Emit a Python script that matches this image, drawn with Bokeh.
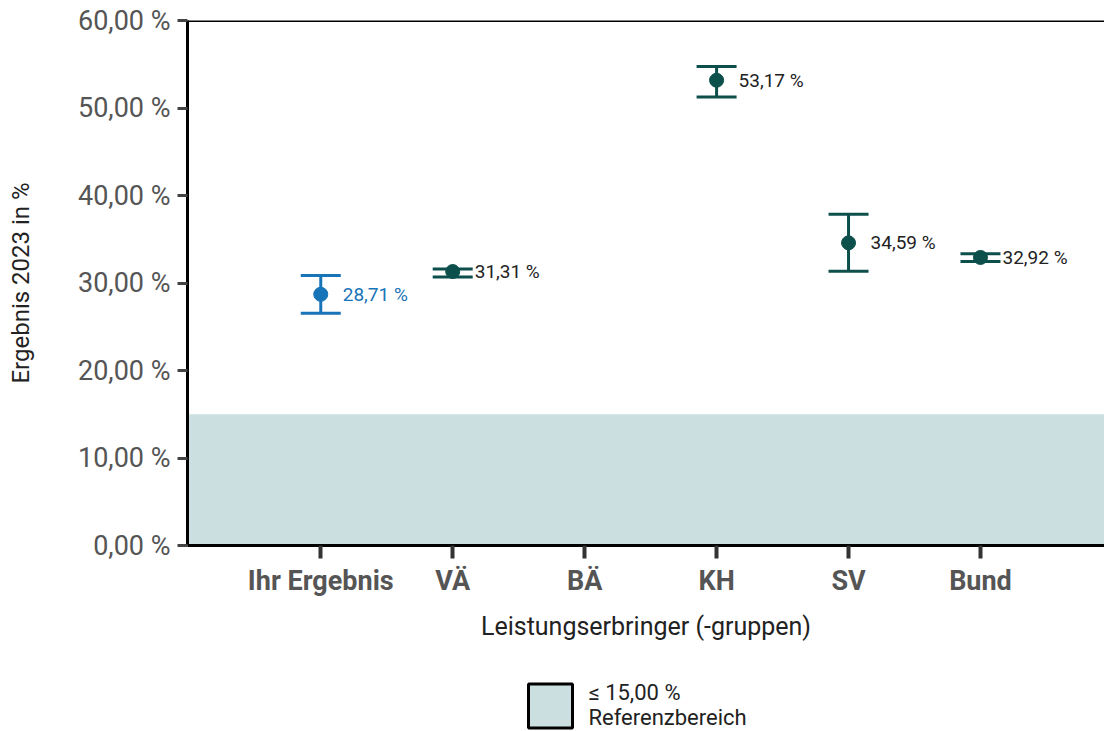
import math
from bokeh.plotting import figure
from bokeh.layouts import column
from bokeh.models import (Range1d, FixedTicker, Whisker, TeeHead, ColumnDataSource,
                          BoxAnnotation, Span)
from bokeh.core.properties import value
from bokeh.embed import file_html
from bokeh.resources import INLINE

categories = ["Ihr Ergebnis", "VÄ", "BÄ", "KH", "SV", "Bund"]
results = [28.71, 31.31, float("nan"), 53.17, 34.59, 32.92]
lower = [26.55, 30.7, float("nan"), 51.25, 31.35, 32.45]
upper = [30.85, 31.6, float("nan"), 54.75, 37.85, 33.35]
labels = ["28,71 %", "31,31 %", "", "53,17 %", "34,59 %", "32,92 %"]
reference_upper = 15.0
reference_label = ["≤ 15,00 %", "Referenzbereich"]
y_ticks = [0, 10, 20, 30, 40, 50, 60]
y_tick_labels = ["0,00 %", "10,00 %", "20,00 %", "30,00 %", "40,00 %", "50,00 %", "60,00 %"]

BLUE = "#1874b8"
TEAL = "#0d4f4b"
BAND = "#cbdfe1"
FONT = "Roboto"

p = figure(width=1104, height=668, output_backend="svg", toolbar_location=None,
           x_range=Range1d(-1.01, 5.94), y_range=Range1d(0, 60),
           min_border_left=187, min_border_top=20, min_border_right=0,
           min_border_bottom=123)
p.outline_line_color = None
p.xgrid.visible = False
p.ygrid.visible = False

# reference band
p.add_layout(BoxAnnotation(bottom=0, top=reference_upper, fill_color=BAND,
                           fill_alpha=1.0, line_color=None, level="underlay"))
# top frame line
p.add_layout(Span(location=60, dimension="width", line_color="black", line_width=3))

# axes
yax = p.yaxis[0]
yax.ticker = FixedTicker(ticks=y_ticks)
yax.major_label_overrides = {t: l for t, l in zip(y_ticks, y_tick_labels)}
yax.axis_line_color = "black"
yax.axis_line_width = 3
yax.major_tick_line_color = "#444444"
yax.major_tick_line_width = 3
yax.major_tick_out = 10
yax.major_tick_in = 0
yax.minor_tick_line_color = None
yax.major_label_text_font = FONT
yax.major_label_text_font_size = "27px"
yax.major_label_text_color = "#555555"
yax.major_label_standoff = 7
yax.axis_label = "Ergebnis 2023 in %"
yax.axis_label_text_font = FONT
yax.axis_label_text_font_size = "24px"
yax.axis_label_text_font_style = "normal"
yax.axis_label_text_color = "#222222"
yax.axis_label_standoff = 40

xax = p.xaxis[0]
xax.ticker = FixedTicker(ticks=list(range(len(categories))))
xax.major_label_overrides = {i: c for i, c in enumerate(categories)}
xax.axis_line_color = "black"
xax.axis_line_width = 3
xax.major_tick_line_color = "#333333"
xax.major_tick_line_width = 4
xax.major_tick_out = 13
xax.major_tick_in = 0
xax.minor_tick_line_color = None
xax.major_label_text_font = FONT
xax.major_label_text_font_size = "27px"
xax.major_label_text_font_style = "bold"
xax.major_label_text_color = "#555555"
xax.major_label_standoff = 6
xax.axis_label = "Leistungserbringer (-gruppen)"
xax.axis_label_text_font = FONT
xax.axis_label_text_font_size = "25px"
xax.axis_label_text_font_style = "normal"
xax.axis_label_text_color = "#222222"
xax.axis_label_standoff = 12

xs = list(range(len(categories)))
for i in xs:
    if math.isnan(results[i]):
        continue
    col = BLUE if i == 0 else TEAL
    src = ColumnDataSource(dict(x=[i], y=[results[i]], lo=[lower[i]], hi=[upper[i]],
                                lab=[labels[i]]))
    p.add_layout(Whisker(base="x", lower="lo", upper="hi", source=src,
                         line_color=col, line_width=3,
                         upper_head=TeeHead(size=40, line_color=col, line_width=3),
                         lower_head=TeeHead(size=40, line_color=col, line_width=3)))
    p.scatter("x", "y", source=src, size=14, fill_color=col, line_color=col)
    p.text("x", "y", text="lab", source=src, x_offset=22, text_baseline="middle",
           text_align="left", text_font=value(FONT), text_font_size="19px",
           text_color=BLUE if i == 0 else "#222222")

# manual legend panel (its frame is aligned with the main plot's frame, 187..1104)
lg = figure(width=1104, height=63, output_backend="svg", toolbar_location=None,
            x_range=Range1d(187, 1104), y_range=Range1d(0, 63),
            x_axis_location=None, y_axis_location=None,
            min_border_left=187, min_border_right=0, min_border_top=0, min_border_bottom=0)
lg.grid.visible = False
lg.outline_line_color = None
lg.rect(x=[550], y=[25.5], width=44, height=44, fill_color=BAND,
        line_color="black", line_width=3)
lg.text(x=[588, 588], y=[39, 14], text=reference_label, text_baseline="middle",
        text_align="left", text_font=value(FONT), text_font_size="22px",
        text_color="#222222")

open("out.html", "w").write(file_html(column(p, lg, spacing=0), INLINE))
######
> [Instructions for the task]: Exclude the images, then output the data above word for word.

> [Response for this exercise]:
Emit a Python script that matches this image, drawn with Bokeh.
import math
from bokeh.plotting import figure
from bokeh.layouts import column
from bokeh.models import (Range1d, FixedTicker, Whisker, TeeHead, ColumnDataSource,
                          BoxAnnotation, Span)
from bokeh.core.properties import value
from bokeh.embed import file_html
from bokeh.resources import INLINE

categories = ["Ihr Ergebnis", "VÄ", "BÄ", "KH", "SV", "Bund"]
results = [28.71, 31.31, float("nan"), 53.17, 34.59, 32.92]
lower = [26.55, 30.7, float("nan"), 51.25, 31.35, 32.45]
upper = [30.85, 31.6, float("nan"), 54.75, 37.85, 33.35]
labels = ["28,71 %", "31,31 %", "", "53,17 %", "34,59 %", "32,92 %"]
reference_upper = 15.0
reference_label = ["≤ 15,00 %", "Referenzbereich"]
y_ticks = [0, 10, 20, 30, 40, 50, 60]
y_tick_labels = ["0,00 %", "10,00 %", "20,00 %", "30,00 %", "40,00 %", "50,00 %", "60,00 %"]

BLUE = "#1874b8"
TEAL = "#0d4f4b"
BAND = "#cbdfe1"
FONT = "Roboto"

p = figure(width=1104, height=668, output_backend="svg", toolbar_location=None,
           x_range=Range1d(-1.01, 5.94), y_range=Range1d(0, 60),
           min_border_left=187, min_border_top=20, min_border_right=0,
           min_border_bottom=123)
p.outline_line_color = None
p.xgrid.visible = False
p.ygrid.visible = False

# reference band
p.add_layout(BoxAnnotation(bottom=0, top=reference_upper, fill_color=BAND,
                           fill_alpha=1.0, line_color=None, level="underlay"))
# top frame line
p.add_layout(Span(location=60, dimension="width", line_color="black", line_width=3))

# axes
yax = p.yaxis[0]
yax.ticker = FixedTicker(ticks=y_ticks)
yax.major_label_overrides = {t: l for t, l in zip(y_ticks, y_tick_labels)}
yax.axis_line_color = "black"
yax.axis_line_width = 3
yax.major_tick_line_color = "#444444"
yax.major_tick_line_width = 3
yax.major_tick_out = 10
yax.major_tick_in = 0
yax.minor_tick_line_color = None
yax.major_label_text_font = FONT
yax.major_label_text_font_size = "27px"
yax.major_label_text_color = "#555555"
yax.major_label_standoff = 7
yax.axis_label = "Ergebnis 2023 in %"
yax.axis_label_text_font = FONT
yax.axis_label_text_font_size = "24px"
yax.axis_label_text_font_style = "normal"
yax.axis_label_text_color = "#222222"
yax.axis_label_standoff = 40

xax = p.xaxis[0]
xax.ticker = FixedTicker(ticks=list(range(len(categories))))
xax.major_label_overrides = {i: c for i, c in enumerate(categories)}
xax.axis_line_color = "black"
xax.axis_line_width = 3
xax.major_tick_line_color = "#333333"
xax.major_tick_line_width = 4
xax.major_tick_out = 13
xax.major_tick_in = 0
xax.minor_tick_line_color = None
xax.major_label_text_font = FONT
xax.major_label_text_font_size = "27px"
xax.major_label_text_font_style = "bold"
xax.major_label_text_color = "#555555"
xax.major_label_standoff = 6
xax.axis_label = "Leistungserbringer (-gruppen)"
xax.axis_label_text_font = FONT
xax.axis_label_text_font_size = "25px"
xax.axis_label_text_font_style = "normal"
xax.axis_label_text_color = "#222222"
xax.axis_label_standoff = 12

xs = list(range(len(categories)))
for i in xs:
    if math.isnan(results[i]):
        continue
    col = BLUE if i == 0 else TEAL
    src = ColumnDataSource(dict(x=[i], y=[results[i]], lo=[lower[i]], hi=[upper[i]],
                                lab=[labels[i]]))
    p.add_layout(Whisker(base="x", lower="lo", upper="hi", source=src,
                         line_color=col, line_width=3,
                         upper_head=TeeHead(size=40, line_color=col, line_width=3),
                         lower_head=TeeHead(size=40, line_color=col, line_width=3)))
    p.scatter("x", "y", source=src, size=14, fill_color=col, line_color=col)
    p.text("x", "y", text="lab", source=src, x_offset=22, text_baseline="middle",
           text_align="left", text_font=value(FONT), text_font_size="19px",
           text_color=BLUE if i == 0 else "#222222")

# manual legend panel (its frame is aligned with the main plot's frame, 187..1104)
lg = figure(width=1104, height=63, output_backend="svg", toolbar_location=None,
            x_range=Range1d(187, 1104), y_range=Range1d(0, 63),
            x_axis_location=None, y_axis_location=None,
            min_border_left=187, min_border_right=0, min_border_top=0, min_border_bottom=0)
lg.grid.visible = False
lg.outline_line_color = None
lg.rect(x=[550], y=[25.5], width=44, height=44, fill_color=BAND,
        line_color="black", line_width=3)
lg.text(x=[588, 588], y=[39, 14], text=reference_label, text_baseline="middle",
        text_align="left", text_font=value(FONT), text_font_size="22px",
        text_color="#222222")

open("out.html", "w").write(file_html(column(p, lg, spacing=0), INLINE))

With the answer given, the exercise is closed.